_Dataset section_
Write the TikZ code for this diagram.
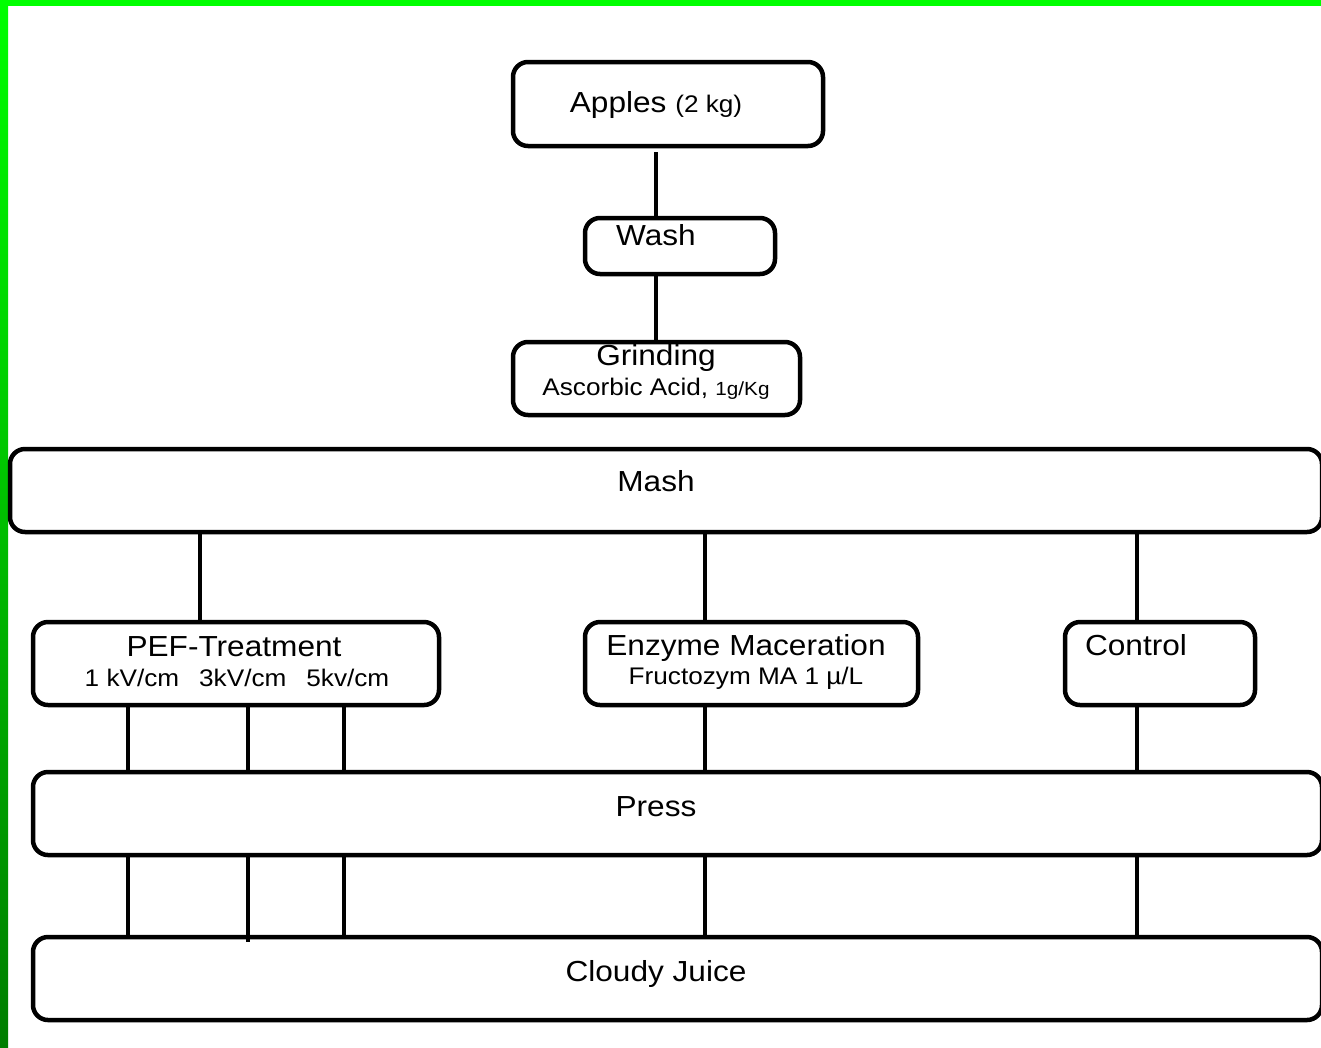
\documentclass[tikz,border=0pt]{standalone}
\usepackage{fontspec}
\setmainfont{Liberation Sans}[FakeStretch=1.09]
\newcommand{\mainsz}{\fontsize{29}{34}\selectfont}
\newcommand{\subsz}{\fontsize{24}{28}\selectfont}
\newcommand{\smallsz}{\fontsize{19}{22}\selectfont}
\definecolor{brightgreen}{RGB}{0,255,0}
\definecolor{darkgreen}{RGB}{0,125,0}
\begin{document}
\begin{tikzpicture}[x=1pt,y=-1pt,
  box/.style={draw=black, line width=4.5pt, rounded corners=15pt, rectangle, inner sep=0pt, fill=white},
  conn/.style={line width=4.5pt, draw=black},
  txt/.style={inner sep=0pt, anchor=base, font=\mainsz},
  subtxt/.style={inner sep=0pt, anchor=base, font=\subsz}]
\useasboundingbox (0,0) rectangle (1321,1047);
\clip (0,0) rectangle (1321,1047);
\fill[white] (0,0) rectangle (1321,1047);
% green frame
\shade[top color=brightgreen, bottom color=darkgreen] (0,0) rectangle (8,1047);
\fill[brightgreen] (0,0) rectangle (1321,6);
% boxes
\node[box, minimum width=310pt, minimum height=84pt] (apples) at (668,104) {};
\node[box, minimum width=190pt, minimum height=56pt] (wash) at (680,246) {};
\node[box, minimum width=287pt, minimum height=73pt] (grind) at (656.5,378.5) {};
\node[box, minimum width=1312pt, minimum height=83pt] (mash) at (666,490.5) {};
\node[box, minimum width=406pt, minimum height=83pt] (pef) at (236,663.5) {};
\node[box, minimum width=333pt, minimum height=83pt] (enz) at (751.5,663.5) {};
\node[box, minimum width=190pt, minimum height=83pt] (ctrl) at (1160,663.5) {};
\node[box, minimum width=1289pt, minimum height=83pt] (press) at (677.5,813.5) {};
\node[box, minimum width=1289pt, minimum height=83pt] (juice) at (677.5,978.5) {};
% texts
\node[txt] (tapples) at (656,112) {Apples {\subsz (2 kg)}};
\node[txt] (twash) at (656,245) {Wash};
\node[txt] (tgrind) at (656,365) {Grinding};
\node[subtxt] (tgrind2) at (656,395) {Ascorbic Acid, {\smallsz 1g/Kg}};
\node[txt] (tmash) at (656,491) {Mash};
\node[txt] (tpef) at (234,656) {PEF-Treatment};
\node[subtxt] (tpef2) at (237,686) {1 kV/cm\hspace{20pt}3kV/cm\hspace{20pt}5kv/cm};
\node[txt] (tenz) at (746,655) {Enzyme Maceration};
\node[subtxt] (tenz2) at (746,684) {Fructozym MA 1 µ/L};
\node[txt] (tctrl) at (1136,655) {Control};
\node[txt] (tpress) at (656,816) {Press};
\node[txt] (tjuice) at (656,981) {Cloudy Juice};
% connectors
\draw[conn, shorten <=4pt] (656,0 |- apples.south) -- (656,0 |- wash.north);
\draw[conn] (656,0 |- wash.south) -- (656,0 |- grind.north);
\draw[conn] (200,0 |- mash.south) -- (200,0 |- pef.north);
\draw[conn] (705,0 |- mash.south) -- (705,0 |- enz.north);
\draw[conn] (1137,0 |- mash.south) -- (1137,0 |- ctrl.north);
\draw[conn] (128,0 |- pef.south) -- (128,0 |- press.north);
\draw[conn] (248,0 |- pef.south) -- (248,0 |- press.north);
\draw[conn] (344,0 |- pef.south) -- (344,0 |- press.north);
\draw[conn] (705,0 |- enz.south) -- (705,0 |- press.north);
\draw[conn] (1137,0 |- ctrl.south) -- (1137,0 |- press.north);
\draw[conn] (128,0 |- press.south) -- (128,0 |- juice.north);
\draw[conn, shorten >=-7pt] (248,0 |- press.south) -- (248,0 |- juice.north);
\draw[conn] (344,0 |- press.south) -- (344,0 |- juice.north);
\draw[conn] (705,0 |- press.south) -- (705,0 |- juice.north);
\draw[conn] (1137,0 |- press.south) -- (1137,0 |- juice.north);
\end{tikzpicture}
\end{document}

_Work instructions_
Transcribe the material exactly, keeping every word and none of the pictures.

_Task result_
Write the TikZ code for this diagram.
\documentclass[tikz,border=0pt]{standalone}
\usepackage{fontspec}
\setmainfont{Liberation Sans}[FakeStretch=1.09]
\newcommand{\mainsz}{\fontsize{29}{34}\selectfont}
\newcommand{\subsz}{\fontsize{24}{28}\selectfont}
\newcommand{\smallsz}{\fontsize{19}{22}\selectfont}
\definecolor{brightgreen}{RGB}{0,255,0}
\definecolor{darkgreen}{RGB}{0,125,0}
\begin{document}
\begin{tikzpicture}[x=1pt,y=-1pt,
  box/.style={draw=black, line width=4.5pt, rounded corners=15pt, rectangle, inner sep=0pt, fill=white},
  conn/.style={line width=4.5pt, draw=black},
  txt/.style={inner sep=0pt, anchor=base, font=\mainsz},
  subtxt/.style={inner sep=0pt, anchor=base, font=\subsz}]
\useasboundingbox (0,0) rectangle (1321,1047);
\clip (0,0) rectangle (1321,1047);
\fill[white] (0,0) rectangle (1321,1047);
% green frame
\shade[top color=brightgreen, bottom color=darkgreen] (0,0) rectangle (8,1047);
\fill[brightgreen] (0,0) rectangle (1321,6);
% boxes
\node[box, minimum width=310pt, minimum height=84pt] (apples) at (668,104) {};
\node[box, minimum width=190pt, minimum height=56pt] (wash) at (680,246) {};
\node[box, minimum width=287pt, minimum height=73pt] (grind) at (656.5,378.5) {};
\node[box, minimum width=1312pt, minimum height=83pt] (mash) at (666,490.5) {};
\node[box, minimum width=406pt, minimum height=83pt] (pef) at (236,663.5) {};
\node[box, minimum width=333pt, minimum height=83pt] (enz) at (751.5,663.5) {};
\node[box, minimum width=190pt, minimum height=83pt] (ctrl) at (1160,663.5) {};
\node[box, minimum width=1289pt, minimum height=83pt] (press) at (677.5,813.5) {};
\node[box, minimum width=1289pt, minimum height=83pt] (juice) at (677.5,978.5) {};
% texts
\node[txt] (tapples) at (656,112) {Apples {\subsz (2 kg)}};
\node[txt] (twash) at (656,245) {Wash};
\node[txt] (tgrind) at (656,365) {Grinding};
\node[subtxt] (tgrind2) at (656,395) {Ascorbic Acid, {\smallsz 1g/Kg}};
\node[txt] (tmash) at (656,491) {Mash};
\node[txt] (tpef) at (234,656) {PEF-Treatment};
\node[subtxt] (tpef2) at (237,686) {1 kV/cm\hspace{20pt}3kV/cm\hspace{20pt}5kv/cm};
\node[txt] (tenz) at (746,655) {Enzyme Maceration};
\node[subtxt] (tenz2) at (746,684) {Fructozym MA 1 µ/L};
\node[txt] (tctrl) at (1136,655) {Control};
\node[txt] (tpress) at (656,816) {Press};
\node[txt] (tjuice) at (656,981) {Cloudy Juice};
% connectors
\draw[conn, shorten <=4pt] (656,0 |- apples.south) -- (656,0 |- wash.north);
\draw[conn] (656,0 |- wash.south) -- (656,0 |- grind.north);
\draw[conn] (200,0 |- mash.south) -- (200,0 |- pef.north);
\draw[conn] (705,0 |- mash.south) -- (705,0 |- enz.north);
\draw[conn] (1137,0 |- mash.south) -- (1137,0 |- ctrl.north);
\draw[conn] (128,0 |- pef.south) -- (128,0 |- press.north);
\draw[conn] (248,0 |- pef.south) -- (248,0 |- press.north);
\draw[conn] (344,0 |- pef.south) -- (344,0 |- press.north);
\draw[conn] (705,0 |- enz.south) -- (705,0 |- press.north);
\draw[conn] (1137,0 |- ctrl.south) -- (1137,0 |- press.north);
\draw[conn] (128,0 |- press.south) -- (128,0 |- juice.north);
\draw[conn, shorten >=-7pt] (248,0 |- press.south) -- (248,0 |- juice.north);
\draw[conn] (344,0 |- press.south) -- (344,0 |- juice.north);
\draw[conn] (705,0 |- press.south) -- (705,0 |- juice.north);
\draw[conn] (1137,0 |- press.south) -- (1137,0 |- juice.north);
\end{tikzpicture}
\end{document}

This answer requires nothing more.